Charts and diagrams as code:
((

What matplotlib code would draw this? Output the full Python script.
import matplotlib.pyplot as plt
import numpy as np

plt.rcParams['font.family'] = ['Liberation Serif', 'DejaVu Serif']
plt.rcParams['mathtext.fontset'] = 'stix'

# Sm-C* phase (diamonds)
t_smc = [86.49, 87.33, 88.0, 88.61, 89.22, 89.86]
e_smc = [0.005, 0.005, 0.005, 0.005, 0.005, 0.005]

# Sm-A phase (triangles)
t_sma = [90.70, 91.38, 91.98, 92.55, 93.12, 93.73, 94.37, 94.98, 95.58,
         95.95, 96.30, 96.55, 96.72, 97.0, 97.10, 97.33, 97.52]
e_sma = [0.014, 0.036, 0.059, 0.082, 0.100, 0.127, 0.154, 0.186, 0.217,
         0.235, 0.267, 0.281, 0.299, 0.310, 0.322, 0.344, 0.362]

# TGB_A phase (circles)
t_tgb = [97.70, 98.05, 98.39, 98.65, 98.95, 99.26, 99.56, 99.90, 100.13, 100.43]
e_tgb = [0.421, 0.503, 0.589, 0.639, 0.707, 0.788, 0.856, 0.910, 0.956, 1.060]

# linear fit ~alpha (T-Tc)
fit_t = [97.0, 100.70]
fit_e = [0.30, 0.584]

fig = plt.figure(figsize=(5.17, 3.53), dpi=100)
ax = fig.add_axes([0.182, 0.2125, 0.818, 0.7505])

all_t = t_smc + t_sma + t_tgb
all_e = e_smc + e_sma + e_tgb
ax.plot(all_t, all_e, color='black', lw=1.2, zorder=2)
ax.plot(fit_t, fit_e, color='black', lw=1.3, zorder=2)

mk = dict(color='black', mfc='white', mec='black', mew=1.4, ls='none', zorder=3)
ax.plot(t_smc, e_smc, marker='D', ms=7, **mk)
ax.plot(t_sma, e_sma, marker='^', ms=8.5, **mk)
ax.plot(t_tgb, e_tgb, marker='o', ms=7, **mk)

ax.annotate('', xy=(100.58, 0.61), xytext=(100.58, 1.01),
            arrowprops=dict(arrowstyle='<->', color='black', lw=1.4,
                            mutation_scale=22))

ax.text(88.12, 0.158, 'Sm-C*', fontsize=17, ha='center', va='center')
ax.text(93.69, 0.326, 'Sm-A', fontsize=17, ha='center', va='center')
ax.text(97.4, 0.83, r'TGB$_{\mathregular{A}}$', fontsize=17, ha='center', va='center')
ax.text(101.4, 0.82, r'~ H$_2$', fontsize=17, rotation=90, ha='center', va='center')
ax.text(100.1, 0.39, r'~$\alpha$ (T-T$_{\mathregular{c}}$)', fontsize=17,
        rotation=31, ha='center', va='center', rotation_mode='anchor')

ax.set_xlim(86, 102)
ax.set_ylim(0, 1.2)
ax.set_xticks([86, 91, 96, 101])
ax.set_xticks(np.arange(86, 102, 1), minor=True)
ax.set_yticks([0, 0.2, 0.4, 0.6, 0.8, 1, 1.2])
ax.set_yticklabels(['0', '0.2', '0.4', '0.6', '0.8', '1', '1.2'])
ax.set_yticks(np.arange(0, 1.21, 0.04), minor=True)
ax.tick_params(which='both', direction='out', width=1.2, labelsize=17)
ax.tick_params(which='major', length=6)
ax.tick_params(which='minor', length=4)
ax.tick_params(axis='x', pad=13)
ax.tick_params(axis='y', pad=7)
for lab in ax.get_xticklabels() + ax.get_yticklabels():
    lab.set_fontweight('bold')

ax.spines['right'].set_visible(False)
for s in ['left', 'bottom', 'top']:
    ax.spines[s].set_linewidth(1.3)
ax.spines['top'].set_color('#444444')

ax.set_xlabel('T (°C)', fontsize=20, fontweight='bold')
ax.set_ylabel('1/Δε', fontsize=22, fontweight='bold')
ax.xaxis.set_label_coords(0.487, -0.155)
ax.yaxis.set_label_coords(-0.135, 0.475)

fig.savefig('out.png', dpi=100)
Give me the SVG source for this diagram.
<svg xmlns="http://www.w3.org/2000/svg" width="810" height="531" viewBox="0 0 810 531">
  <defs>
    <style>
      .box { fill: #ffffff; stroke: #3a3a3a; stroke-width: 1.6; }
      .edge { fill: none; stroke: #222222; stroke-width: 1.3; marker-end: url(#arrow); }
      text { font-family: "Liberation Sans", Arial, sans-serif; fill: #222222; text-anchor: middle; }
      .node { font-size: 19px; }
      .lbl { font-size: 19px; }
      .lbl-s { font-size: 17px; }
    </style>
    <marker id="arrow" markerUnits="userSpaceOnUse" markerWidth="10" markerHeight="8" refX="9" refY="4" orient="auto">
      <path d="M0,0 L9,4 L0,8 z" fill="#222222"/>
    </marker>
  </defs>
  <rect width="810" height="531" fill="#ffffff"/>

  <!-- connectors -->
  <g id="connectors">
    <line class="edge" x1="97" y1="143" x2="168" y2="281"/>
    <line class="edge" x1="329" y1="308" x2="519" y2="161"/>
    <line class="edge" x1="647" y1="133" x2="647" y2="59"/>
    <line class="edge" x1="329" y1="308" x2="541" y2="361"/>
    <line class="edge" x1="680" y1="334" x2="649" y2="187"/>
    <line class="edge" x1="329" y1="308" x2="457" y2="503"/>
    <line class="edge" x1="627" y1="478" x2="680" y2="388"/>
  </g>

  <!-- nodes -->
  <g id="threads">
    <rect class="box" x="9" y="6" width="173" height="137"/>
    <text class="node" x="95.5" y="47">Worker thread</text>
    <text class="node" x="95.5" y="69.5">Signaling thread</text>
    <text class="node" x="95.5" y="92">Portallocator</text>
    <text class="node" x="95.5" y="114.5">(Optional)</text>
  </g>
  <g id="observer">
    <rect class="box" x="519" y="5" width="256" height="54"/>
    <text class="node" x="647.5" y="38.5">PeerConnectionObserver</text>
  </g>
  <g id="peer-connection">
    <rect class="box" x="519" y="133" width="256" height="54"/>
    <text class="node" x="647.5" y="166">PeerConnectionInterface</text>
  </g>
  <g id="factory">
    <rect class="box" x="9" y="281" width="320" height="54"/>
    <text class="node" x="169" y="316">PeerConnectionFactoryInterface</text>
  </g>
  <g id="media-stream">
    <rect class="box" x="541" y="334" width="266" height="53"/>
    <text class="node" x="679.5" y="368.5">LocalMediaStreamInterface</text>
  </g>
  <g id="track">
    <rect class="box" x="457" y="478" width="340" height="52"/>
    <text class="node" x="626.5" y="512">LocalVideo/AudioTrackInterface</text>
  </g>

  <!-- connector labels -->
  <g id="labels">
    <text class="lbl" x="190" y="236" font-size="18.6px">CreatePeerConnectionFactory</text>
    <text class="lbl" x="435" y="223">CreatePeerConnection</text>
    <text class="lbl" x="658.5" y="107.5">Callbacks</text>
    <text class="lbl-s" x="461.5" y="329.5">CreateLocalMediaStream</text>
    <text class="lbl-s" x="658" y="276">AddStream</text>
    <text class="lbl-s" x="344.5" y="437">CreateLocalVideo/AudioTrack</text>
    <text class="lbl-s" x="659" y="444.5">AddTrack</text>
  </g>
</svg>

))

Task brief >> Extract the whole listing, character for character.

Full response >>
What matplotlib code would draw this? Output the full Python script.
import matplotlib.pyplot as plt
import numpy as np

plt.rcParams['font.family'] = ['Liberation Serif', 'DejaVu Serif']
plt.rcParams['mathtext.fontset'] = 'stix'

# Sm-C* phase (diamonds)
t_smc = [86.49, 87.33, 88.0, 88.61, 89.22, 89.86]
e_smc = [0.005, 0.005, 0.005, 0.005, 0.005, 0.005]

# Sm-A phase (triangles)
t_sma = [90.70, 91.38, 91.98, 92.55, 93.12, 93.73, 94.37, 94.98, 95.58,
         95.95, 96.30, 96.55, 96.72, 97.0, 97.10, 97.33, 97.52]
e_sma = [0.014, 0.036, 0.059, 0.082, 0.100, 0.127, 0.154, 0.186, 0.217,
         0.235, 0.267, 0.281, 0.299, 0.310, 0.322, 0.344, 0.362]

# TGB_A phase (circles)
t_tgb = [97.70, 98.05, 98.39, 98.65, 98.95, 99.26, 99.56, 99.90, 100.13, 100.43]
e_tgb = [0.421, 0.503, 0.589, 0.639, 0.707, 0.788, 0.856, 0.910, 0.956, 1.060]

# linear fit ~alpha (T-Tc)
fit_t = [97.0, 100.70]
fit_e = [0.30, 0.584]

fig = plt.figure(figsize=(5.17, 3.53), dpi=100)
ax = fig.add_axes([0.182, 0.2125, 0.818, 0.7505])

all_t = t_smc + t_sma + t_tgb
all_e = e_smc + e_sma + e_tgb
ax.plot(all_t, all_e, color='black', lw=1.2, zorder=2)
ax.plot(fit_t, fit_e, color='black', lw=1.3, zorder=2)

mk = dict(color='black', mfc='white', mec='black', mew=1.4, ls='none', zorder=3)
ax.plot(t_smc, e_smc, marker='D', ms=7, **mk)
ax.plot(t_sma, e_sma, marker='^', ms=8.5, **mk)
ax.plot(t_tgb, e_tgb, marker='o', ms=7, **mk)

ax.annotate('', xy=(100.58, 0.61), xytext=(100.58, 1.01),
            arrowprops=dict(arrowstyle='<->', color='black', lw=1.4,
                            mutation_scale=22))

ax.text(88.12, 0.158, 'Sm-C*', fontsize=17, ha='center', va='center')
ax.text(93.69, 0.326, 'Sm-A', fontsize=17, ha='center', va='center')
ax.text(97.4, 0.83, r'TGB$_{\mathregular{A}}$', fontsize=17, ha='center', va='center')
ax.text(101.4, 0.82, r'~ H$_2$', fontsize=17, rotation=90, ha='center', va='center')
ax.text(100.1, 0.39, r'~$\alpha$ (T-T$_{\mathregular{c}}$)', fontsize=17,
        rotation=31, ha='center', va='center', rotation_mode='anchor')

ax.set_xlim(86, 102)
ax.set_ylim(0, 1.2)
ax.set_xticks([86, 91, 96, 101])
ax.set_xticks(np.arange(86, 102, 1), minor=True)
ax.set_yticks([0, 0.2, 0.4, 0.6, 0.8, 1, 1.2])
ax.set_yticklabels(['0', '0.2', '0.4', '0.6', '0.8', '1', '1.2'])
ax.set_yticks(np.arange(0, 1.21, 0.04), minor=True)
ax.tick_params(which='both', direction='out', width=1.2, labelsize=17)
ax.tick_params(which='major', length=6)
ax.tick_params(which='minor', length=4)
ax.tick_params(axis='x', pad=13)
ax.tick_params(axis='y', pad=7)
for lab in ax.get_xticklabels() + ax.get_yticklabels():
    lab.set_fontweight('bold')

ax.spines['right'].set_visible(False)
for s in ['left', 'bottom', 'top']:
    ax.spines[s].set_linewidth(1.3)
ax.spines['top'].set_color('#444444')

ax.set_xlabel('T (°C)', fontsize=20, fontweight='bold')
ax.set_ylabel('1/Δε', fontsize=22, fontweight='bold')
ax.xaxis.set_label_coords(0.487, -0.155)
ax.yaxis.set_label_coords(-0.135, 0.475)

fig.savefig('out.png', dpi=100)
Give me the SVG source for this diagram.
<svg xmlns="http://www.w3.org/2000/svg" width="810" height="531" viewBox="0 0 810 531">
  <defs>
    <style>
      .box { fill: #ffffff; stroke: #3a3a3a; stroke-width: 1.6; }
      .edge { fill: none; stroke: #222222; stroke-width: 1.3; marker-end: url(#arrow); }
      text { font-family: "Liberation Sans", Arial, sans-serif; fill: #222222; text-anchor: middle; }
      .node { font-size: 19px; }
      .lbl { font-size: 19px; }
      .lbl-s { font-size: 17px; }
    </style>
    <marker id="arrow" markerUnits="userSpaceOnUse" markerWidth="10" markerHeight="8" refX="9" refY="4" orient="auto">
      <path d="M0,0 L9,4 L0,8 z" fill="#222222"/>
    </marker>
  </defs>
  <rect width="810" height="531" fill="#ffffff"/>

  <!-- connectors -->
  <g id="connectors">
    <line class="edge" x1="97" y1="143" x2="168" y2="281"/>
    <line class="edge" x1="329" y1="308" x2="519" y2="161"/>
    <line class="edge" x1="647" y1="133" x2="647" y2="59"/>
    <line class="edge" x1="329" y1="308" x2="541" y2="361"/>
    <line class="edge" x1="680" y1="334" x2="649" y2="187"/>
    <line class="edge" x1="329" y1="308" x2="457" y2="503"/>
    <line class="edge" x1="627" y1="478" x2="680" y2="388"/>
  </g>

  <!-- nodes -->
  <g id="threads">
    <rect class="box" x="9" y="6" width="173" height="137"/>
    <text class="node" x="95.5" y="47">Worker thread</text>
    <text class="node" x="95.5" y="69.5">Signaling thread</text>
    <text class="node" x="95.5" y="92">Portallocator</text>
    <text class="node" x="95.5" y="114.5">(Optional)</text>
  </g>
  <g id="observer">
    <rect class="box" x="519" y="5" width="256" height="54"/>
    <text class="node" x="647.5" y="38.5">PeerConnectionObserver</text>
  </g>
  <g id="peer-connection">
    <rect class="box" x="519" y="133" width="256" height="54"/>
    <text class="node" x="647.5" y="166">PeerConnectionInterface</text>
  </g>
  <g id="factory">
    <rect class="box" x="9" y="281" width="320" height="54"/>
    <text class="node" x="169" y="316">PeerConnectionFactoryInterface</text>
  </g>
  <g id="media-stream">
    <rect class="box" x="541" y="334" width="266" height="53"/>
    <text class="node" x="679.5" y="368.5">LocalMediaStreamInterface</text>
  </g>
  <g id="track">
    <rect class="box" x="457" y="478" width="340" height="52"/>
    <text class="node" x="626.5" y="512">LocalVideo/AudioTrackInterface</text>
  </g>

  <!-- connector labels -->
  <g id="labels">
    <text class="lbl" x="190" y="236" font-size="18.6px">CreatePeerConnectionFactory</text>
    <text class="lbl" x="435" y="223">CreatePeerConnection</text>
    <text class="lbl" x="658.5" y="107.5">Callbacks</text>
    <text class="lbl-s" x="461.5" y="329.5">CreateLocalMediaStream</text>
    <text class="lbl-s" x="658" y="276">AddStream</text>
    <text class="lbl-s" x="344.5" y="437">CreateLocalVideo/AudioTrack</text>
    <text class="lbl-s" x="659" y="444.5">AddTrack</text>
  </g>
</svg>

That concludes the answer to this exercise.